Dragonetti spent five years as a defendant in a lawsuit over a matter he believed never directly concerned him in the first place. After Dragonetti was dismissed from the case, he could find no law by which he could claim payback for the wasted time and damages his reputation suffered as a result of being named in the lawsuit.

He wrote legislation to fix this problem and convinced the Pennsylvania legislature to adopt it. 42 Pa. C.S.A. § 8351, commonly known as the Dragonetti Act, became law in 1980.

The Dragonetti Act now sets its breath afire when someone sues someone else for reasons other than those for which the civil process is ideally intended: to shut them up, threaten them, stop or delay them from doing something, smear them, bankrupt them, etc. Attorney Daniel J. McAuliffe referred to such tactics as “junkyard dog” litigation in a 2000 Business Law Today article he published on the topic.

Dragonetti is uniquely scary to lawyers because lawyers themselves can be held liable alongside those they’ve represented.

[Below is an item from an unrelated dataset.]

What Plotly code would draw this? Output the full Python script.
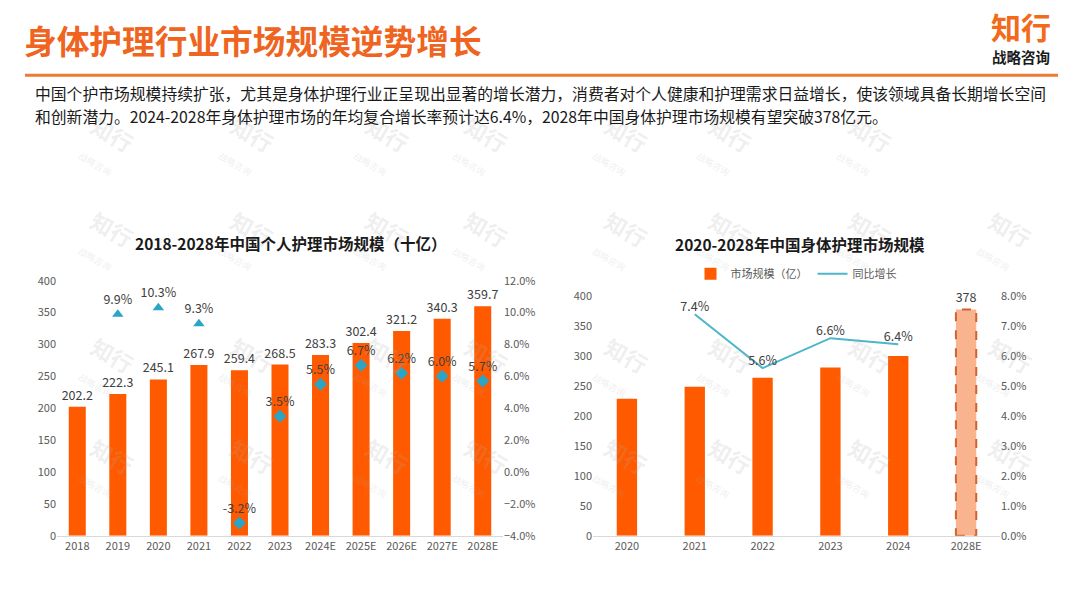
import plotly.graph_objects as go

# ---------------- data ----------------
left_years = ["2018", "2019", "2020", "2021", "2022", "2023", "2024E", "2025E", "2026E", "2027E", "2028E"]
left_size = [202.2, 222.3, 245.1, 267.9, 259.4, 268.5, 283.3, 302.4, 321.2, 340.3, 359.7]
left_growth = [None, 9.9, 10.3, 9.3, -3.2, 3.5, 5.5, 6.7, 6.2, 6.0, 5.7]

right_years = ["2020", "2021", "2022", "2023", "2024", "2028E"]
right_size = [229, 249, 264, 281, 300, 378]
right_growth = [None, 7.4, 5.6, 6.6, 6.4, None]

header_title = "身体护理行业市场规模逆势增长"
intro_lines = [
    "中国个护市场规模持续扩张，尤其是身体护理行业正呈现出显著的增长潜力，消费者对个人健康和护理需求日益增长，使该领域具备长期增长空间",
    "和创新潜力。2024-2028年身体护理市场的年均复合增长率预计达6.4%，2028年中国身体护理市场规模有望突破378亿元。",
]
left_title = "2018-2028年中国个人护理市场规模（十亿）"
right_title = "2020-2028年中国身体护理市场规模"

# ---------------- style ----------------
FONT = "Noto Sans CJK SC"
ORANGE = "#FF5A00"
TEAL = "#2AA5C5"
LINE_TEAL = "#4DB6C8"
W, H = 1080, 608


def px(x):
    return x / W


def py(y):
    return 1 - y / H


fig = go.Figure()

# ---- left chart ----
fig.add_trace(go.Bar(
    x=left_years, y=left_size, xaxis="x", yaxis="y",
    marker=dict(color=ORANGE, line=dict(width=0)), width=0.42,
    text=[f"{v:.1f}" for v in left_size], textposition="outside", constraintext="none",
    textfont=dict(size=12.5, color="#404040", family=FONT),
    cliponaxis=False, showlegend=False, hoverinfo="x+y",
))
symbols = ["triangle-up" if (g is not None and i <= 3) else "diamond" for i, g in enumerate(left_growth)]
fig.add_trace(go.Scatter(
    x=left_years, y=left_growth, xaxis="x", yaxis="y2",
    mode="markers+text",
    marker=dict(color=TEAL, size=10, symbol=symbols, line=dict(width=0)),
    text=[("" if g is None else f"{g:.1f}%") for g in left_growth],
    textposition="top center",
    textfont=dict(size=12.5, color="#404040", family=FONT),
    cliponaxis=False, showlegend=False,
))

# ---- right chart ----
fig.add_trace(go.Bar(
    x=right_years[:5], y=right_size[:5], xaxis="x3", yaxis="y3",
    marker=dict(color=ORANGE, line=dict(width=0)), width=0.3,
    name="市场规模（亿）", showlegend=True,
))
fig.add_trace(go.Bar(
    x=right_years[5:], y=right_size[5:], xaxis="x3", yaxis="y3",
    marker=dict(color="#F9B48F", line=dict(width=0)), width=0.3,
    text=[f"{v:g}" for v in right_size[5:]], textposition="outside", constraintext="none",
    textfont=dict(size=12.5, color="#404040", family=FONT),
    cliponaxis=False, showlegend=False,
))
fig.add_trace(go.Scatter(
    x=right_years, y=right_growth, xaxis="x3", yaxis="y4",
    mode="lines+text", line=dict(color=LINE_TEAL, width=2),
    text=[("" if g is None else f"{g:.1f}%") for g in right_growth],
    textposition="top center",
    textfont=dict(size=12.5, color="#404040", family=FONT),
    name="同比增长", cliponaxis=False, showlegend=True,
))

# dashed outline of forecast bar (from data)
fi = len(right_years) - 1
fig.add_shape(type="rect", xref="x3", yref="y3",
              x0=fi - 0.15, x1=fi + 0.15, y0=0, y1=right_size[fi],
              line=dict(color="#D2622A", width=2, dash="dash"), fillcolor="rgba(0,0,0,0)")

tickfont = dict(size=11, color="#595959", family=FONT)
axis_common = dict(showgrid=False, zeroline=False, tickfont=tickfont, ticks="")

fig.update_layout(
    width=W, height=H, margin=dict(l=0, r=0, t=0, b=0),
    paper_bgcolor="white", plot_bgcolor="white",
    font=dict(family=FONT, color="#333333"),
    barmode="overlay",
    xaxis=dict(domain=[px(57), px(503)], type="category", range=[-0.5, len(left_years) - 0.5],
               showline=True, linecolor="#D9D9D9", linewidth=1, **axis_common),
    yaxis=dict(domain=[py(541), py(279)], range=[0, 400], dtick=50, anchor="x", showline=False,
               **axis_common),
    yaxis2=dict(overlaying="y", side="right", anchor="x", range=[-4, 12], dtick=2,
                tickformat=".1f", ticksuffix="%", showline=False, **axis_common),
    xaxis3=dict(domain=[px(593), px(1000)], type="category", range=[-0.5, len(right_years) - 0.5],
                anchor="y3", showline=True, linecolor="#D9D9D9", linewidth=1, **axis_common),
    yaxis3=dict(domain=[py(541), py(295)], range=[0, 400], dtick=50, anchor="x3", showline=False,
                **axis_common),
    yaxis4=dict(overlaying="y3", side="right", anchor="x3", range=[0, 8], dtick=1,
                tickformat=".1f", ticksuffix="%", showline=False, **axis_common),
    legend=dict(orientation="h", x=px(796), y=py(272), xanchor="center", yanchor="middle",
                font=dict(size=11, color="#595959", family=FONT), bgcolor="rgba(0,0,0,0)",
                tracegroupgap=0),
)

annotations = []
# watermarks (decorative)
wm_positions = [(wx, 100) for wx in [70, 210, 345, 480, 620, 760, 900]]
wm_positions += [(wx, wy) for wy in [237, 367, 510] for wx in [70, 210, 345, 480, 620, 760, 900, 1040]]
for wx, wy in wm_positions:
    annotations.append(dict(
        xref="paper", yref="paper", x=px(wx), y=py(wy), showarrow=False,
        text="<b>知行</b><br><span style='font-size:9px'>战略咨询</span>",
        font=dict(size=22, color="rgba(170,170,170,0.2)", family=FONT),
        textangle=30, align="center"))

# header
annotations.append(dict(xref="paper", yref="paper", x=px(22), y=py(31), xanchor="left", yanchor="middle",
                        showarrow=False, text=f"<b>{header_title}</b>",
                        font=dict(size=32.7, color="#EE6420", family=FONT)))
annotations.append(dict(
    xref="paper", yref="paper", x=px(1021), y=py(27), xanchor="center", yanchor="middle",
    showarrow=False, align="center",
    text=("<span style='font-size:30px;color:#F26A1B'><b>知行</b></span><br>"
          "<span style='font-size:14.5px;color:#1A1A1A'><b>战略咨询</b></span>"),
    font=dict(size=18.5, color="#1A1A1A", family=FONT)))
annotations.append(dict(xref="paper", yref="paper", x=px(33), y=py(99), xanchor="left",
                        yanchor="middle", showarrow=False, align="left",
                        text="<br>".join(f"<span style='font-size:15.8px'>{ln}</span>" for ln in intro_lines),
                        font=dict(size=17.5, color="#1A1A1A", family=FONT)))
# chart titles
annotations.append(dict(xref="paper", yref="paper", x=px(290), y=py(240), xanchor="center", yanchor="middle",
                        showarrow=False, text=f"<b>{left_title}</b>",
                        font=dict(size=15.5, color="#1A1A1A", family=FONT)))
annotations.append(dict(xref="paper", yref="paper", x=px(800), y=py(241), xanchor="center", yanchor="middle",
                        showarrow=False, text=f"<b>{right_title}</b>",
                        font=dict(size=15.5, color="#1A1A1A", family=FONT)))
fig.update_layout(annotations=annotations)

fig.add_shape(type="line", xref="paper", yref="paper", x0=px(25), x1=px(1058), y0=py(68), y1=py(68),
              line=dict(color="#EE7A35", width=3))

fig.write_html("out.html", config={"displayModeBar": False},
               post_script="document.body.style.margin='0';document.body.style.overflow='hidden';")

Say you appeal a ZBA decision in a manner someone else considers a “wrongful use of civil proceedings.” Dragonetti entitles that “someone else” to intervene and countersue both you and your attorney.

This is all quite relevant to zoning disputes. Given the amount of money involved and the inevitably personal nature of the disagreements, junkyard tactics often figure into these negotiations both in and out of court.

Still thinking of going to a ZBA hearing as either a spectator or a litigator, even now that you’ve been properly scare mongered regarding the dangers of appealing its decisions? There’s a list of hearing dates and times available on the City of Philadelphia’s website. Below is a map of zoning variance proposals in the Riverwards awaiting ZBA stampage over the next few months:

ZBA hearings

You’d be well-advised to arrive early for a front-row seat, as the administrative banter can be hard to hear and decipher. See you at the next meeting. Leave the D batteries home.